Figure scripts
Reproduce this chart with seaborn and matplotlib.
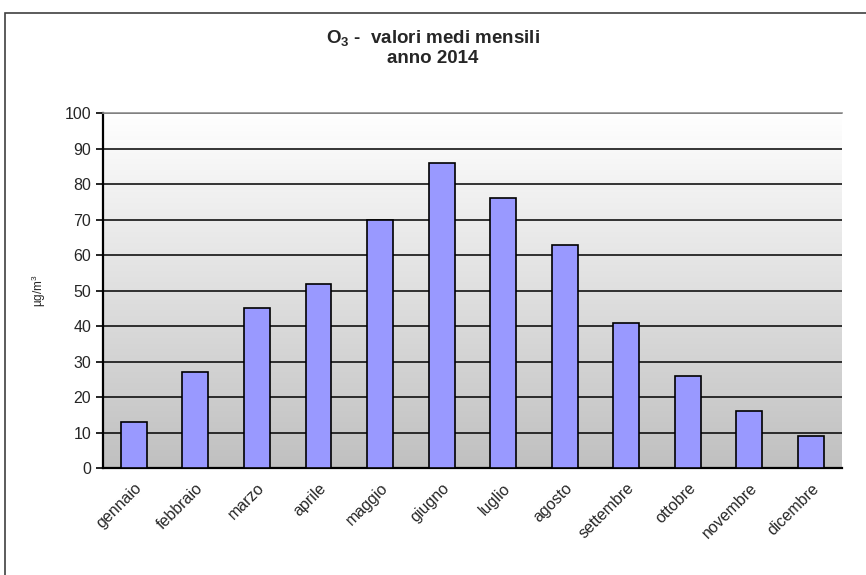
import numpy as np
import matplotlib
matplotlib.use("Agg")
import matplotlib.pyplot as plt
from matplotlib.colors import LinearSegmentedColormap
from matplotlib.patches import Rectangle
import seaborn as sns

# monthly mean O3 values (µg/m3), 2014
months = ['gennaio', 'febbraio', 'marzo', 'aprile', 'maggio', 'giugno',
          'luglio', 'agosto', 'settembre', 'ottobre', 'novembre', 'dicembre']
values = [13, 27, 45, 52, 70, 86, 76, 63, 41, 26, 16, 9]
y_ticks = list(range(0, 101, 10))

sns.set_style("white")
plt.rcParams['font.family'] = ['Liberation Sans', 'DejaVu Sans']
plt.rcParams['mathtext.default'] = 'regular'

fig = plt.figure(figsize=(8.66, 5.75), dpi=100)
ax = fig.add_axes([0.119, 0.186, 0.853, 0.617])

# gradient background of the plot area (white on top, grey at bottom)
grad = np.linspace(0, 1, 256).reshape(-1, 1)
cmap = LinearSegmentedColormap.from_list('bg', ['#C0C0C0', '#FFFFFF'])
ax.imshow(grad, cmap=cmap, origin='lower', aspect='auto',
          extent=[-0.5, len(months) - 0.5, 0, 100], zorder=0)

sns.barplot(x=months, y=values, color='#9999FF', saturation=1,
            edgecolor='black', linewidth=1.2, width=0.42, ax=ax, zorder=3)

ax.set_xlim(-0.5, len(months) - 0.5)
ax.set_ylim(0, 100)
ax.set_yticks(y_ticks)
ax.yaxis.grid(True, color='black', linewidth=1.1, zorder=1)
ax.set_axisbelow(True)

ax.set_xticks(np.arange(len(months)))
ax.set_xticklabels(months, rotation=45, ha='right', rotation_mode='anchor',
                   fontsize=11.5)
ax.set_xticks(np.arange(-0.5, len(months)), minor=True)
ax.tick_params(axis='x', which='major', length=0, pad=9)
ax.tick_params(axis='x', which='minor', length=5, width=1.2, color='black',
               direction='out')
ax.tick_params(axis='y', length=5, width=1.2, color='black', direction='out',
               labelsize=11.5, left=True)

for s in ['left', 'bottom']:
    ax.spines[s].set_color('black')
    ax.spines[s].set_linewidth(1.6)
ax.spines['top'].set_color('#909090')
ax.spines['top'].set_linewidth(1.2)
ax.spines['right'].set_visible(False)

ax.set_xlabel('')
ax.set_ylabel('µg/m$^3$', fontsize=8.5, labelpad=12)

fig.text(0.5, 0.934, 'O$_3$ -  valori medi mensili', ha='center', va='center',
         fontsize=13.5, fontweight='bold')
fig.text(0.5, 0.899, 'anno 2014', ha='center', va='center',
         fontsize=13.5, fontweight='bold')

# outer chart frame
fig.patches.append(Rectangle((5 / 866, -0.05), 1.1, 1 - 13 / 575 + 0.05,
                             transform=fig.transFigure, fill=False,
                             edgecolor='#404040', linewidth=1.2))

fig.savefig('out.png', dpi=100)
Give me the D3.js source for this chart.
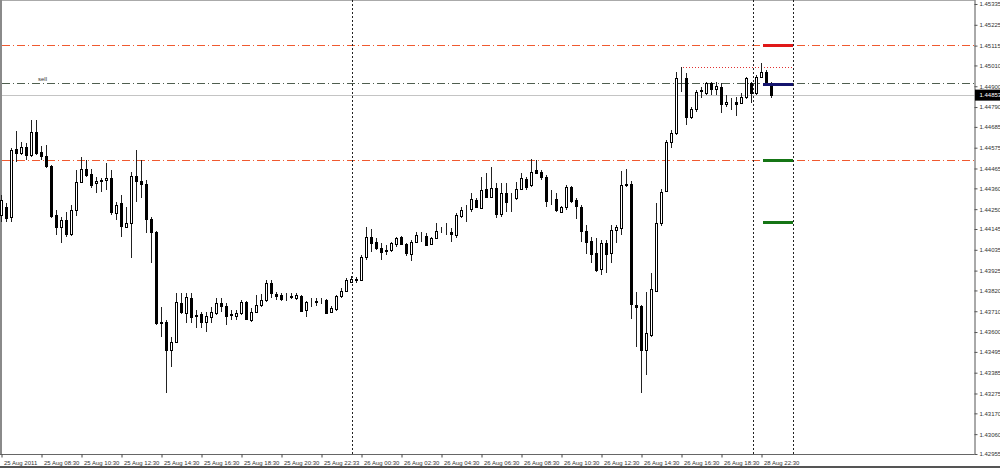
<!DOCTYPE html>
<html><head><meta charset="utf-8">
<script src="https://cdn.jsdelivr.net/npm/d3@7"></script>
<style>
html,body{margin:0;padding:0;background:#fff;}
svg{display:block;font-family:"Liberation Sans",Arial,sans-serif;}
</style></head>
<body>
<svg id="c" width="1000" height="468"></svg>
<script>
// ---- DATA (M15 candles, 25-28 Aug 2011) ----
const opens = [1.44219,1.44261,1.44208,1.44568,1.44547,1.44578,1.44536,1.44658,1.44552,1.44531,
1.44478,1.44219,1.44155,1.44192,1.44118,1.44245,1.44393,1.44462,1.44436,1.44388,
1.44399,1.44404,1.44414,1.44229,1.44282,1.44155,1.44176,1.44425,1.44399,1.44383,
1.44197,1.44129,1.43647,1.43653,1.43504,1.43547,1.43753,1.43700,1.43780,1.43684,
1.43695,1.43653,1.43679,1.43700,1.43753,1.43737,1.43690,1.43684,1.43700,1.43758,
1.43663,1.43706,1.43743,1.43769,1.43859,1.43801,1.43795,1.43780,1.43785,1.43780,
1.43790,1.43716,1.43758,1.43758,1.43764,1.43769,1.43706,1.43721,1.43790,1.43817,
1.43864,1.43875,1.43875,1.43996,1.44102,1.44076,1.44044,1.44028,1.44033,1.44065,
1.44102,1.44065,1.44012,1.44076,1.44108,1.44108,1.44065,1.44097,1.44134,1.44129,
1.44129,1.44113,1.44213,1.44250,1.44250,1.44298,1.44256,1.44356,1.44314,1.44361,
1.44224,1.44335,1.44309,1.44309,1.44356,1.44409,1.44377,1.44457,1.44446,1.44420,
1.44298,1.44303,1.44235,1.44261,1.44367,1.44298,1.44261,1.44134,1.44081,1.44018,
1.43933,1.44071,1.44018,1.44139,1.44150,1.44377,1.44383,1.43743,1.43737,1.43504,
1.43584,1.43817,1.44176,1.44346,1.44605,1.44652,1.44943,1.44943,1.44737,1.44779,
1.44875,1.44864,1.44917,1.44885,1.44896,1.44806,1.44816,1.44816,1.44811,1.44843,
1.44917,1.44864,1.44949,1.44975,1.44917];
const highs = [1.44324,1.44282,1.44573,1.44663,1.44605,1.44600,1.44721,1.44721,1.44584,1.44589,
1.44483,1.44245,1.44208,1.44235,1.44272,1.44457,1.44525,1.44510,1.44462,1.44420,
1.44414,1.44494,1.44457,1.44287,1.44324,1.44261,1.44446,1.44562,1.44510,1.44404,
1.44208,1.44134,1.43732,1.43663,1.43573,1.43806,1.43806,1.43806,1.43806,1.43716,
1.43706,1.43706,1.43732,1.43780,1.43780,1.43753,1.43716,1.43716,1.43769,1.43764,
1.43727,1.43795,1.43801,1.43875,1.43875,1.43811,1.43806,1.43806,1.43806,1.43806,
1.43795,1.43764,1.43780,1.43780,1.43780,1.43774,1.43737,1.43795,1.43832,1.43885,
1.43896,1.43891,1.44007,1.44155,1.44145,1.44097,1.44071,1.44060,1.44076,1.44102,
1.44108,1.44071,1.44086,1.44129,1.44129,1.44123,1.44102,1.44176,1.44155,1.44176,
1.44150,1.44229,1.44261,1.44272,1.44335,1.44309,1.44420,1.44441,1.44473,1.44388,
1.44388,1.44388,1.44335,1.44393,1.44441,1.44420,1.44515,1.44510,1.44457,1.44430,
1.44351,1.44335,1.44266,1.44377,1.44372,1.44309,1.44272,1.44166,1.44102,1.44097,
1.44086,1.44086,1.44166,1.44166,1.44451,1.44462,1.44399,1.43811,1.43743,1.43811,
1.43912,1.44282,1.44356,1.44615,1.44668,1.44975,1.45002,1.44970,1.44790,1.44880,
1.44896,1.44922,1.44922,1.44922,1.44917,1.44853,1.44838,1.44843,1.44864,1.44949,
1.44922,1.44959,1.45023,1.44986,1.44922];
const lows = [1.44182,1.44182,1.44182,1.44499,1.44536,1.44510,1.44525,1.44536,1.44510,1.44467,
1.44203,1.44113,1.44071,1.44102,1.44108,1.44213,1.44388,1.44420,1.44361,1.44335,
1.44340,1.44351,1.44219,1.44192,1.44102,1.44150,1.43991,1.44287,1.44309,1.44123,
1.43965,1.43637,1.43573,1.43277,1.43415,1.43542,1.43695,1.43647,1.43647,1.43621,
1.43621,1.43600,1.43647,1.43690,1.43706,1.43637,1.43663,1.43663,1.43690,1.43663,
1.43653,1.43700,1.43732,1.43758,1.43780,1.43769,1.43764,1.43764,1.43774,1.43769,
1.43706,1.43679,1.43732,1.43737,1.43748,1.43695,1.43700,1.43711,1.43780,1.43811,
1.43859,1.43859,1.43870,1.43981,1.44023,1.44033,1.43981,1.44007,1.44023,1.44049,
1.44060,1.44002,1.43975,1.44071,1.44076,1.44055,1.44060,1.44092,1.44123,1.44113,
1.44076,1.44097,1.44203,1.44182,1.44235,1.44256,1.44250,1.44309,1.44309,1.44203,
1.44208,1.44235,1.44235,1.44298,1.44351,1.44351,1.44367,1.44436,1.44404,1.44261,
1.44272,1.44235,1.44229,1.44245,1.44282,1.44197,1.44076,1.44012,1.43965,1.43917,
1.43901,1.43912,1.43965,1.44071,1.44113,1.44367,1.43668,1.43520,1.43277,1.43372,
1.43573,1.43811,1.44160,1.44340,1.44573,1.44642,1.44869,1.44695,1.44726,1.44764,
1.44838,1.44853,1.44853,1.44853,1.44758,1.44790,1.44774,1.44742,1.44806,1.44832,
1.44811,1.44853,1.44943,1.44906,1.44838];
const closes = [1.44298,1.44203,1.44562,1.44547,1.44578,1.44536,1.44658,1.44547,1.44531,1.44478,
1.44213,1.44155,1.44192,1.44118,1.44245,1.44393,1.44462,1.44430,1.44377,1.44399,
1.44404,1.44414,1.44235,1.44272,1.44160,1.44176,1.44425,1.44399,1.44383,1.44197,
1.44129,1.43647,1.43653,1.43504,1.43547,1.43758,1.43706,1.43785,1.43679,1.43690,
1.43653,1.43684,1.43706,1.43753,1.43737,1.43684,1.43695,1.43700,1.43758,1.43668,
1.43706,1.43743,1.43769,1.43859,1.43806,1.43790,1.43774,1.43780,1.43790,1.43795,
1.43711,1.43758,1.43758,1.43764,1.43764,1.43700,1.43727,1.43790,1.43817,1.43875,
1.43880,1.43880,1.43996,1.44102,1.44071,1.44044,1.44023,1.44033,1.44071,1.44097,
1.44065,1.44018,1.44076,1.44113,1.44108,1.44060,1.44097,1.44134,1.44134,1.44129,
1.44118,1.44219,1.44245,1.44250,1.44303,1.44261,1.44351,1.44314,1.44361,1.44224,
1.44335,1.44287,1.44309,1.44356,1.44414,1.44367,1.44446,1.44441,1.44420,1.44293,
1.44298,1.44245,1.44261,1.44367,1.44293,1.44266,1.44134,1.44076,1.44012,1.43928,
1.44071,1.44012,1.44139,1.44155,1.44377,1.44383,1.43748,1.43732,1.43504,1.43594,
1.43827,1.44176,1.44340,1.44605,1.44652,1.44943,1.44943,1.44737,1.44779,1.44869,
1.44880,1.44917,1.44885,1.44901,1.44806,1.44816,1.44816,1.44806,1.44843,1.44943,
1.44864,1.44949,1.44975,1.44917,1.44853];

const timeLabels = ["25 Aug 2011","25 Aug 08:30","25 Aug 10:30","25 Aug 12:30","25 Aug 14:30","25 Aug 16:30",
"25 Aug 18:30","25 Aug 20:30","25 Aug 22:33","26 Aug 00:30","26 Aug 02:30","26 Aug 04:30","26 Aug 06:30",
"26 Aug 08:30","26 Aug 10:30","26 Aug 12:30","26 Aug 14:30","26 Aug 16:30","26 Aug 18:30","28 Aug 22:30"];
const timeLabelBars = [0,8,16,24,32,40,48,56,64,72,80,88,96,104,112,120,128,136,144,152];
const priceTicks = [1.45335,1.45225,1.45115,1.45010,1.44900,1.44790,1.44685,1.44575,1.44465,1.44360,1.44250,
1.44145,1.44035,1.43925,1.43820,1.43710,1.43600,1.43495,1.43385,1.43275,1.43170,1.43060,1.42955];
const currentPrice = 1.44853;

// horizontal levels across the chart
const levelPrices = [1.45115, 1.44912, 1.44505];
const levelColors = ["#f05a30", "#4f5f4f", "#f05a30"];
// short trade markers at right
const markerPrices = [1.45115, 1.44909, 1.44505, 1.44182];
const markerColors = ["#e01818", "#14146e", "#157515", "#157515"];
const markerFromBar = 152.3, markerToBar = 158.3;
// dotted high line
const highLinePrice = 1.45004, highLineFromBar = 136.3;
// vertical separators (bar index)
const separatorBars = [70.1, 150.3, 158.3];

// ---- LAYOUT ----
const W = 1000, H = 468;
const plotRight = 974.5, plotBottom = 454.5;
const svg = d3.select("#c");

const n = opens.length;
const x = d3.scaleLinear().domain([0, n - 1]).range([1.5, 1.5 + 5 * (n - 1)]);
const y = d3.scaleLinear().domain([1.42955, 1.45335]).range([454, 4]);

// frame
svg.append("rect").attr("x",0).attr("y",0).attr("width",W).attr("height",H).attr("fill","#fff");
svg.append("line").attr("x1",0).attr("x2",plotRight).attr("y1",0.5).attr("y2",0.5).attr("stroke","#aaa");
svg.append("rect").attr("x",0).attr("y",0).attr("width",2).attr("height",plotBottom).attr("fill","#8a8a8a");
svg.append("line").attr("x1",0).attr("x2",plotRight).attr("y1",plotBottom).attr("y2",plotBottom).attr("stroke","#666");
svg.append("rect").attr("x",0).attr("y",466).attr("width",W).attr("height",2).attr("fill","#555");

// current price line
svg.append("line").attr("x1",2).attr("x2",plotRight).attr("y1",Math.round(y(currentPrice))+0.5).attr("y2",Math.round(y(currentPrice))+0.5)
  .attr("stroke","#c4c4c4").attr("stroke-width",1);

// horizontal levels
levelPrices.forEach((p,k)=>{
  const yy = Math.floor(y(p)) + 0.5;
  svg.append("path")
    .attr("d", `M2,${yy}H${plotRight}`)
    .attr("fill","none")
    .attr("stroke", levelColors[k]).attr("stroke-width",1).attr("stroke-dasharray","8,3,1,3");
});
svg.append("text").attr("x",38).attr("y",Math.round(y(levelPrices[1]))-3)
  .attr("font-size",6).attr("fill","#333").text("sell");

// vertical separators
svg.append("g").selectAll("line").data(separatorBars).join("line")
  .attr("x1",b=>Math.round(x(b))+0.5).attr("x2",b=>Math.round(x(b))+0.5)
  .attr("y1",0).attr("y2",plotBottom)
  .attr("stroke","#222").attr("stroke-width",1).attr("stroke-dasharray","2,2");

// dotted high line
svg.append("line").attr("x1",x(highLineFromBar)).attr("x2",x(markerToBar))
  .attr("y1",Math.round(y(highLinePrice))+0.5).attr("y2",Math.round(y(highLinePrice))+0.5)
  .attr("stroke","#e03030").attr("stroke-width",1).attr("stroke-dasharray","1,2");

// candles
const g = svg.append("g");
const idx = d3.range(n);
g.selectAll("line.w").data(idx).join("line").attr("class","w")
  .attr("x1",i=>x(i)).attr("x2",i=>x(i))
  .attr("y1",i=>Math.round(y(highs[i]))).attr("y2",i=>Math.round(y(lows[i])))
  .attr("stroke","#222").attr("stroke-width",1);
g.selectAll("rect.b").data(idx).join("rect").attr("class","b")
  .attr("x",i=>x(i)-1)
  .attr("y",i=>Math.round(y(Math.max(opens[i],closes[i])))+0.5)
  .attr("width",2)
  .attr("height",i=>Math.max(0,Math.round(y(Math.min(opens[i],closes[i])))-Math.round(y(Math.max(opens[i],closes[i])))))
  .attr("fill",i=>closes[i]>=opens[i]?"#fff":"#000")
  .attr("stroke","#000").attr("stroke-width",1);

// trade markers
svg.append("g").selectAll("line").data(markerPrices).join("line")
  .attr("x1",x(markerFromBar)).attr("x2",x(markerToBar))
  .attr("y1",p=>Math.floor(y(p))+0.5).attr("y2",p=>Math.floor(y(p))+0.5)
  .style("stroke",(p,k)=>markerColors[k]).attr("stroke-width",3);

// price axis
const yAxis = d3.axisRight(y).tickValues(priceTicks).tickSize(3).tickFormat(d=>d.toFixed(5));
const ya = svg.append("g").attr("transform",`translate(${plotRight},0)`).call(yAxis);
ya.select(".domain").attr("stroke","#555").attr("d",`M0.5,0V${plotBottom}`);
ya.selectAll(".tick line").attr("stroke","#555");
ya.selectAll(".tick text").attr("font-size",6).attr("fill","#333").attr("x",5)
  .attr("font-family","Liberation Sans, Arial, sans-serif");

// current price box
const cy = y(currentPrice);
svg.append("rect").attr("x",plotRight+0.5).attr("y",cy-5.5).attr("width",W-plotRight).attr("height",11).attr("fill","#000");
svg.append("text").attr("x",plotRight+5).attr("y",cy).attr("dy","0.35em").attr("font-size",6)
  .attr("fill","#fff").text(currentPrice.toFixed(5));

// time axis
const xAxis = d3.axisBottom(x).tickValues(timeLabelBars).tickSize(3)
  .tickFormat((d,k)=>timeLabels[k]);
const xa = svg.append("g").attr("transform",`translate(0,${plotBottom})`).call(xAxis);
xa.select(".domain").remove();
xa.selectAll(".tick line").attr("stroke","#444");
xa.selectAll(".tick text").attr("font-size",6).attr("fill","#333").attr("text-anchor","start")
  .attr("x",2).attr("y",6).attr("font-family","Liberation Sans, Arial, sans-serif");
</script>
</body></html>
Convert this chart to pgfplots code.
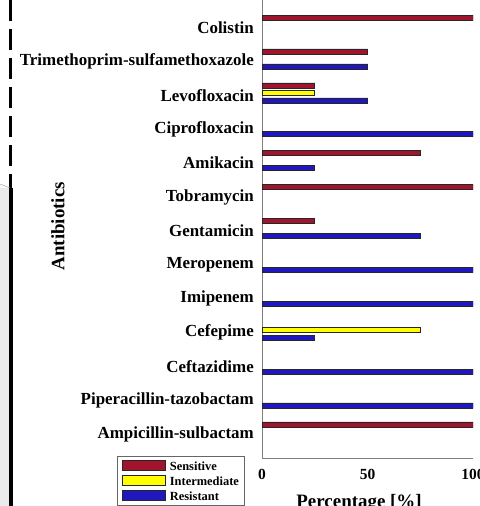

_Problem to work on:_
From the first line of the listing above, repeat every line through the one holding "extent=[-0.5, len(months) - 0.5, 0, 100], zorder=0)". Both ends count, and pictures stay out.

_Solution for this task:_
Reproduce this chart with seaborn and matplotlib.
import numpy as np
import matplotlib
matplotlib.use("Agg")
import matplotlib.pyplot as plt
from matplotlib.colors import LinearSegmentedColormap
from matplotlib.patches import Rectangle
import seaborn as sns

# monthly mean O3 values (µg/m3), 2014
months = ['gennaio', 'febbraio', 'marzo', 'aprile', 'maggio', 'giugno',
          'luglio', 'agosto', 'settembre', 'ottobre', 'novembre', 'dicembre']
values = [13, 27, 45, 52, 70, 86, 76, 63, 41, 26, 16, 9]
y_ticks = list(range(0, 101, 10))

sns.set_style("white")
plt.rcParams['font.family'] = ['Liberation Sans', 'DejaVu Sans']
plt.rcParams['mathtext.default'] = 'regular'

fig = plt.figure(figsize=(8.66, 5.75), dpi=100)
ax = fig.add_axes([0.119, 0.186, 0.853, 0.617])

# gradient background of the plot area (white on top, grey at bottom)
grad = np.linspace(0, 1, 256).reshape(-1, 1)
cmap = LinearSegmentedColormap.from_list('bg', ['#C0C0C0', '#FFFFFF'])
ax.imshow(grad, cmap=cmap, origin='lower', aspect='auto',
          extent=[-0.5, len(months) - 0.5, 0, 100], zorder=0)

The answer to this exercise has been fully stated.